Le Zimbabwe a adopté une loi dite "patriotique" criminalisant toute "atteinte à la souveraineté et à l'intérêt national": un texte "terrible" et aux contours flous, dénoncent opposition et ONG, qui craignent des dérives liberticides moins de trois mois avant les élections générales.
Zimbabwe : les libertés menacées par une nouvelle loi
Le texte a été adopté dans la nuit de mercredi à jeudi à une majorité écrasante de 99 députés du Zanu-PF, le parti au pouvoir depuis l'indépendance en 1980, et en dépit des vives protestations de députés de l'opposition qui dénoncent une loi menaçant notamment les libertés d'expression, de réunion, d'association et les droits civiques.
Le même jour, le pouvoir avait annoncé la date des élections présidentielle et législatives, finalement arrêtée au 23 août, après des mois de tergiversations.
Défendant au Parlement une loi "honorable et nourrie de bonnes intentions", le député de la majorité Joseph Chinotimba a tenté de convaincre les réfractaires que "ce projet de loi ne vise pas à réduire l'existence des partis politiques, mais à encourager les Zimbabwéens à aimer leur pays et cesser de le dénoncer".
Le texte doit encore passer devant le Sénat avant d'être promulgué par le président Emmerson Mnangagwa mais il n'y a guère de suspens. "Le Sénat a l'habitude d'approuver des projets de loi en une heure", a souligné Musa Kika, directeur du Forum des ONG de défense des droits de l'homme au Zimbabwe.
Une loi "draconienne", selon lui, et "terrible, terriblement mauvaise, inconstitutionnelle".
"Un jour très triste", a réagi le journaliste militant Hopewell Chin'ono, très suivi sur les réseaux sociaux, féroce critique du gouvernement et de sa corruption. Il a déjà été en prison plusieurs fois suite à des tweets critiquant le pouvoir. "La liberté d'expression est désormais morte".

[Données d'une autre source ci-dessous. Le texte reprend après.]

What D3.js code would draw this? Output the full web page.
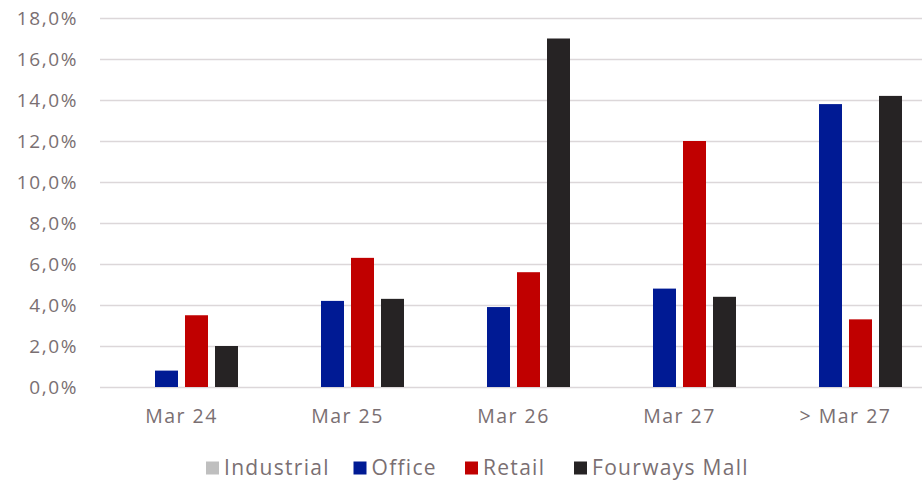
<!DOCTYPE html>
<html>
<head>
<meta charset="utf-8">
<script src="https://cdn.jsdelivr.net/npm/d3@7"></script>
<style>
  html, body { margin: 0; padding: 0; background: #fff; }
  svg { display: block; }
  text { font-family: "Open Sans", Lato, sans-serif; fill: #7a6f72; }
</style>
</head>
<body>
<svg id="chart" width="922" height="483"></svg>
<script>
// Maturity buckets and the share of rental income expiring in each
const categories = ["Mar 24", "Mar 25", "Mar 26", "Mar 27", "> Mar 27"];
const seriesNames = ["Industrial", "Office", "Retail", "Fourways Mall"];
const seriesColors = ["#bfbfbf", "#001a94", "#c00000", "#262324"];
const industrial = [0, 0, 0, 0, 0];
const office = [0.8, 4.2, 3.9, 4.8, 13.8];
const retail = [3.5, 6.3, 5.6, 12.0, 3.3];
const fourwaysMall = [2.0, 4.3, 17.0, 4.4, 14.2];
const yTicks = [0, 2, 4, 6, 8, 10, 12, 14, 16, 18];

const seriesValues = [industrial, office, retail, fourwaysMall];

const svg = d3.select("#chart");
const plot = { left: 98.5, right: 928.5, top: 18, bottom: 387 };

const x0 = d3.scaleBand()
  .domain(categories)
  .range([plot.left, plot.right])
  .paddingInner(0)
  .paddingOuter(0);

const x1 = d3.scaleBand()
  .domain(seriesNames)
  .range([26.5, x0.bandwidth() - 26.5])
  .paddingInner(7 / 30);

const y = d3.scaleLinear().domain([0, 18]).range([plot.bottom, plot.top]);

const fmt = v => v.toFixed(1).replace(".", ",") + "%";

// Horizontal gridlines
svg.append("g")
  .selectAll("line")
  .data(yTicks)
  .join("line")
  .attr("x1", 100)
  .attr("x2", 922)
  .attr("y1", d => Math.round(y(d)) + 0.5)
  .attr("y2", d => Math.round(y(d)) + 0.5)
  .attr("stroke", "#dcd7d9")
  .attr("stroke-width", 1.5);

// Y axis labels
const yAxis = d3.axisLeft(y).tickValues(yTicks).tickFormat(fmt).tickSize(0).tickPadding(0);
const yg = svg.append("g").attr("transform", "translate(78,0)").call(yAxis);
yg.select(".domain").remove();
yg.selectAll("text")
  .attr("font-size", 19)
  .attr("letter-spacing", 1.6)
  .attr("font-family", null)
  .attr("fill", null)
  .attr("dy", "0.35em");

// Bars
const groups = svg.append("g")
  .selectAll("g")
  .data(categories)
  .join("g")
  .attr("transform", d => `translate(${x0(d)},0)`);

groups.selectAll("rect")
  .data((c, i) => seriesNames.map((s, k) => ({ s, k, v: seriesValues[k][i] })))
  .join("rect")
  .attr("x", d => x1(d.s))
  .attr("width", x1.bandwidth())
  .attr("y", d => y(d.v))
  .attr("height", d => y(0) - y(d.v))
  .attr("fill", d => seriesColors[d.k]);

// X axis labels
const xAxis = d3.axisBottom(x0).tickSize(0).tickPadding(0);
const xg = svg.append("g").attr("transform", "translate(0,416)").call(xAxis);
xg.select(".domain").remove();
xg.selectAll("text")
  .attr("font-size", 19.5)
  .attr("letter-spacing", 1.5)
  .attr("font-family", null)
  .attr("fill", null)
  .attr("dy", "0.35em");

// Legend
const legendX = [206, 353.5, 465, 574];
const legend = svg.append("g")
  .selectAll("g")
  .data(seriesNames)
  .join("g")
  .attr("transform", (d, i) => `translate(${legendX[i]},468)`);
legend.append("rect")
  .attr("x", 0).attr("y", -6.5)
  .attr("width", 13).attr("height", 13)
  .attr("fill", (d, i) => seriesColors[i]);
legend.append("text")
  .attr("x", 18)
  .attr("dy", "0.35em")
  .attr("font-size", 21)
  .attr("letter-spacing", 1.3)
  .text(d => d);
</script>
</body>
</html>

Inquiétudes autour des élections
Le député d'opposition, Temba Mliswa, qui s'est opposé au projet de loi, a amèrement reconnu la défaite: "Que l'histoire retienne que je n'ai pris aucune part à cette agitation et à ce cirque".
En février, le gouvernement avait déjà adopté une loi controversée muselant les ONG, les plaçant sous un contrôle strict et la menace de sanctions sévères allant jusqu'à la prison.
Surnommé "le crocodile" pour son côté impitoyable, Emmerson Mnangagwa, 80 ans, est de plus en plus accusé de réprimer les libertés et museler toute voix dissidente.
Il est candidat à sa propre succession en août. Il sera opposé au chef de l'opposition Nelson Chamisa, avocat et pasteur de 45 ans, à la tête de la Coalition de citoyens pour le changement (CCC).
Le "Triple C", comme le surnomme la rue, dénonce depuis des mois des abus: réunions déclarées illégales, arrestations d'opposants.
Selon le porte-parole du parti, Ostallos Siziba, la visée de cette nouvelle loi est claire: "Ils criminalisent toute idée divergente allant à l'encontre du Zanu-PF et contre Mnangagwa".
"Ils veulent avec cette loi tenter de semer la peur dans le cœur des électeurs, dans le cœur de l'opposition, en utilisant cette mauvaise loi qui arrive à la veille d'une élection", renchérit Njabulo Ncube, coordinateur du forum des éditeurs zimbabwéens.
De nombreuses irrégularités sur les listes électorales ont par ailleurs été dénoncées, laissant planer le doute sur la tenue d'élections justes.
M. Mnangagwa avait succédé en 2017 à Robert Mugabe, héros de l'indépendance resté 37 ans au pouvoir, à la faveur d'un coup d'Etat. Il avait ensuite été élu président l'année suivante, l'emportant de justesse (50,8%) à l'issue d'un scrutin marqué par des violences.
L'armée avait ouvert le feu dans la capitale Harare sur des manifestants criant à la fraude. Au moins six personnes avaient été tuées. Nelson Chamisa avait contesté l'élection mais la Cour constitutionnelle avait rejeté son recours.
Le Zimbabwe, plongé dans une profonde crise économique depuis une vingtaine d'années, est classé 157e sur 180 par Transparency International pour son niveau de corruption.